Велика заслуга гражданина, который путём разумных учреждений возводит государство на более высокую степень законности и свободы. Но свобода и законность, чтобы быть прочными, должны опираться на внутреннее сознание народа; а оно зависит не от законодательных или административных мер, но от духовных стремлений, которые вне всяких материальных побуждений. Удовлетворение этих стремлений столь же важно для духовной стороны человека, сколь важны для его физической стороны воздух, пища, одежда и прочее.

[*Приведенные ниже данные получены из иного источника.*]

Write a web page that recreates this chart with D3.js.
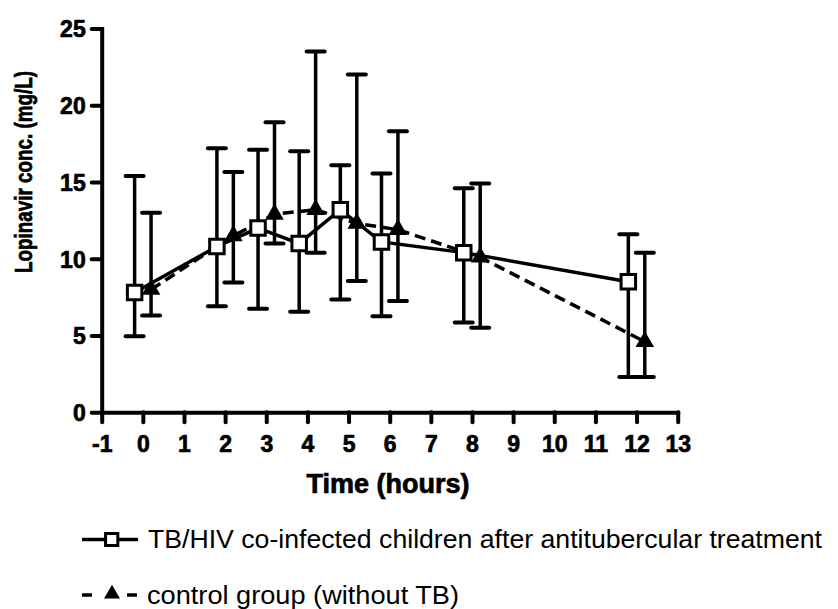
<!DOCTYPE html>
<html>
<head>
<meta charset="utf-8">
<script src="https://cdn.jsdelivr.net/npm/d3@7"></script>
<style>
body{margin:0;background:#fff}
svg text{font-family:"Liberation Sans",Arial,sans-serif}
.heavy{font-weight:bold;stroke:#000;stroke-width:0.7px}
</style>
</head>
<body>
<div class="chart"></div>
<script>
// TB/HIV co-infected group (squares, solid)
const tbTime=[-0.2,1.8,2.8,3.8,4.8,5.8,7.8,11.8]
const tbMean=[7.8,10.8,12.0,11.0,13.2,11.1,10.4,8.5]
const tbHigh=[15.4,17.2,17.1,17.0,16.1,15.55,14.6,11.6]
const tbLow=[4.95,6.9,6.75,6.55,7.35,6.25,5.85,2.3]
// control group (triangles, dashed)
const ctTime=[0.2,2.2,3.2,4.2,5.2,6.2,8.2,12.2]
const ctMean=[8.0,11.5,12.9,13.2,12.3,11.9,10.1,4.6]
const ctHigh=[13.0,15.65,18.9,23.5,22.0,18.3,14.9,10.4]
const ctLow=[6.3,8.45,11.0,10.4,8.55,7.25,5.5,2.3]

const xTicks=d3.range(-1,14)
const yTicks=[0,5,10,15,20,25]
const legendLabels=["TB/HIV co-infected children after antitubercular treatment","control group (without TB)"]

let svg=d3.select('.chart').append('svg').attr('width',838).attr('height',609)
let x=d3.scaleLinear().domain([-1,13]).range([101.7,677.7])
let y=d3.scaleLinear().domain([0,25]).range([412.3,28.5])

let tb=tbTime.map((t,i)=>({t:t,m:tbMean[i],hi:tbHigh[i],lo:tbLow[i]}))
let ct=ctTime.map((t,i)=>({t:t,m:ctMean[i],hi:ctHigh[i],lo:ctLow[i]}))

// axes
let fmt=d=>String(d)
let xaxis=d3.axisBottom(x).tickValues(xTicks).tickFormat(fmt).tickSize(10).tickSizeOuter(0)
let yaxis=d3.axisLeft(y).tickValues(yTicks).tickFormat(fmt).tickSize(10).tickPadding(6).tickSizeOuter(0)
let gx=svg.append('g').attr('transform','translate(0,412.3)').call(xaxis)
let gy=svg.append('g').attr('transform','translate(101.7,0)').call(yaxis)
;[gx,gy].forEach(g=>{
	g.select('.domain').attr('stroke','#000').attr('stroke-width',4).attr('stroke-linecap','square')
	g.selectAll('.tick line').attr('stroke','#000').attr('stroke-width',4).attr('stroke-linecap','round')
	g.selectAll('.tick text').attr('fill','#000').attr('class','heavy').style('font-size','23px')
})
gy.selectAll('.tick text').attr('dy','0.36em')
gx.selectAll('.tick text').attr('y',39.5).attr('dy',0)

svg.append('text').attr('class','heavy').attr('x',388).attr('y',493.3).attr('text-anchor','middle')
	.style('font-size','27px').text('Time (hours)')
svg.append('text').attr('class','heavy').attr('transform','translate(32,172) rotate(-90)').attr('text-anchor','middle')
	.style('font-size','24px').text('Lopinavir conc. (mg/L)')
	.attr('textLength',202).attr('lengthAdjust','spacingAndGlyphs')

function errbars(data){
	let g=svg.append('g').attr('stroke','#000')
	g.selectAll('line.v').data(data).join('line').attr('class','v')
		.attr('x1',d=>x(d.t)).attr('x2',d=>x(d.t))
		.attr('y1',d=>y(d.hi)).attr('y2',d=>y(d.lo)).attr('stroke-width',3.5)
	;['hi','lo'].forEach(k=>{
		g.selectAll('line.'+k).data(data).join('line').attr('class',k)
			.attr('x1',d=>x(d.t)-9).attr('x2',d=>x(d.t)+9)
			.attr('y1',d=>y(d[k])).attr('y2',d=>y(d[k]))
			.attr('stroke-width',4).attr('stroke-linecap','round')
	})
}
errbars(tb)
errbars(ct)

let line=d3.line().x(d=>x(d.t)).y(d=>y(d.m))
svg.append('path').datum(tb).attr('d',line).attr('fill','none').attr('stroke','#000').attr('stroke-width',3.5)
svg.append('path').datum(ct).attr('d',line).attr('fill','none').attr('stroke','#000').attr('stroke-width',3.5)
	.attr('stroke-dasharray','11,6')

let sq=d3.symbol().type(d3.symbolSquare).size(210)
let tri=d3.symbol().type(d3.symbolTriangle).size(150)
svg.selectAll('path.sq').data(tb).join('path').attr('class','sq')
	.attr('transform',d=>`translate(${x(d.t)},${y(d.m)})`).attr('d',sq)
	.attr('fill','#fff').attr('stroke','#000').attr('stroke-width',3)
svg.selectAll('path.tri').data(ct).join('path').attr('class','tri')
	.attr('transform',d=>`translate(${x(d.t)},${y(d.m)})`).attr('d',tri)
	.attr('fill','#000')

// legend
let lg=svg.append('g')
lg.append('line').attr('x1',82).attr('x2',138).attr('y1',539.5).attr('y2',539.5)
	.attr('stroke','#000').attr('stroke-width',3.5)
lg.append('path').attr('transform','translate(111.7,539.5)')
	.attr('d',d3.symbol().type(d3.symbolSquare).size(150)())
	.attr('fill','#fff').attr('stroke','#000').attr('stroke-width',3)
;[[82,92],[127,137]].forEach(s=>{
	lg.append('line').attr('x1',s[0]).attr('x2',s[1]).attr('y1',595).attr('y2',595)
		.attr('stroke','#000').attr('stroke-width',3.5)
})
lg.append('path').attr('transform','translate(112,594)')
	.attr('d',d3.symbol().type(d3.symbolTriangle).size(110)())
	.attr('fill','#000')
lg.append('text').attr('x',148).attr('y',548.3).style('font-size','25px').text(legendLabels[0])
	.attr('textLength',674).attr('lengthAdjust','spacingAndGlyphs')
lg.append('text').attr('x',147).attr('y',603.5).style('font-size','25px').text(legendLabels[1])
	.attr('textLength',312).attr('lengthAdjust','spacingAndGlyphs')
</script>
</body>
</html>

Чувство прекрасного в большей или меньшей степени свойственно всякому народу, и хотя может быть заглушено и подавлено в нём внешними обстоятельствами, но не иначе как в ущерб его нравственному совершенству. Тот народ, в котором чувство прекрасного развито сильно и полно, в котором оно составляет потребность жизни, — тот народ не может не иметь вместе с ним и чувства законности, и чувства свободы. Он уже готов к жизни гражданской, и законодателю остаётся только облечь в форму и освятить уже существующие элементы гражданственности. Не признавать в человеке чувства прекрасного, находить это чувство роскошью, хотеть убить его и работать только для материального благосостояния человека — значит отнимать у него его лучшую половину, низводить его на степень счастливого животного, которому хорошо, потому что его не бьют и сытно кормят.